Netflix: »Rebel Ridge«

englisch © Netflix

Der Deeskalierer als Actionheld

Die ersten Minuten von Jeremy Saulniers »Rebel Ridge« sind schönste Reminiszenz: eine einsame US-Landstraße, darauf ein Ortsfremder ohne Auto, hinter ihm ein Streifenwagen mit einem bulligen Provinzcop, der den Fremden grundlos stoppt und schikaniert. Man muss kein Sylvester-Stallone-Fan sein, um bei diesem Set-up an den ersten »Rambo«-Film zu denken. Doch damit enden die Parallelen.

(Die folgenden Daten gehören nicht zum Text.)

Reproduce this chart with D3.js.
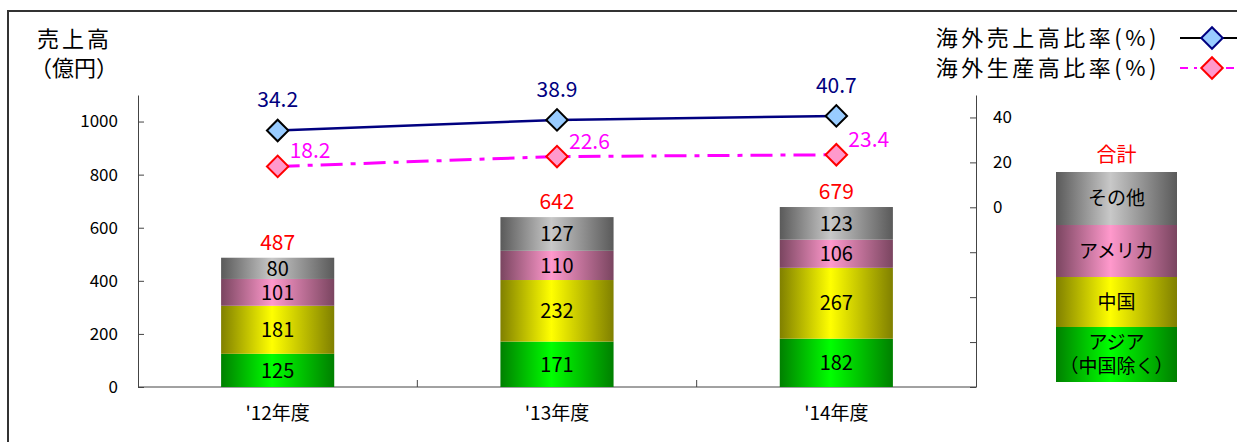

Zwar handelt es sich bei Saulniers Protagonisten Terry Richmond (Aaron Pierre) wie bei »Rambo« um einen Ex-Marine, doch die Unterschiede beginnen damit, dass er Schwarz und in Louisiana unterwegs ist, im tiefsten Süden der USA. Saulnier versteht es meisterhaft, die rassistische Ebene nie explizit auszuspielen, sondern eine beklemmende Latenz zu erzeugen. Wie überhaupt der ganze Film darauf angelegt ist, Erwartungen zu unterlaufen – was allerdings nur bis zu einem gewissen Punkt funktioniert.

Aber der Reihe nach: Terry Richmond ist in das Südstaatenkaff Shelby Springs gereist, um Kaution für seinen inhaftierten Cousin zu stellen. Doch besagter Polizist konfisziert das mitgeführte Kautionsgeld unter fadenscheinigen Vorwänden. Kaum nötig zu erwähnen, dass das ein Nachspiel haben wird. Hier nun bekommt der Film eine politische Ebene, denn mit der willkürlichen Konfiszierung thematisiert Saulnier ein umstrittenes US-Gesetz, nach dem zivile Wertgüter schon bei Verdacht auf kriminelle Zusammenhänge sofort konfisziert werden dürfen – eine juristische Grauzone, die immer wieder zu schwerem Missbrauch führt, in Details spielt der Film sogar auf reale Fälle an.

Doch »Rebel Ridge« ist kein Justizdrama. Ein Genrefilm, der Gesellschaftspolitisches in Action überträgt, will er allerdings – trotz seiner klassischen Ausgangssituation – auch nicht recht sein. Denn Terry erweist sich zwar als Martial-Arts-Experte, aber auch als Deeskalationstrainer – er vermeidet Konfrontationen, und wann immer er eine Schusswaffe in die Finger bekommt, wird sie so flink entladen und gesichert, dass es irgendwann fast wie eine Parodie auf Anti-Gun-Lobbyismus wirkt. Traditionelle »Action« wird regelrecht verweigert, es kommt maximal zu schwerfällig choreographierten Handkämpfen, die realistisch wirken sollen, tatsächlich aber eher an Amateur-Stuntshows erinnern

Das zu Beginn so spannungsreich etablierte Gemisch aus kleinstädtischer Korruption und latentem Rassismus mündet nicht in rebellische Wehrhaftigkeit, sondern in eine überkomplizierte Detektivgeschichte, deren biedere »Anständigkeit« jeden Drive aus der Geschichte nimmt. Es ist ein Jammer, denn auch bei der Besetzung stimmt alles: Der großartige Aaron Pierre spielt Terry in einer faszinierenden Mischung aus Widerstandswillen, Beherrschtheit und intellektueller Überlegenheit, während Don Johnson seinen Part als korrupter Polizeichef mit diabolischem Vergnügen auskostet. Der Stoff bietet also vielfältige dramaturgische Möglichkeiten, doch bei dem Versuch, Genrekonventionen gegen den Strich zu bürsten, deeskaliert Saulnier so sehr, dass nur noch Langeweile übrig bleibt.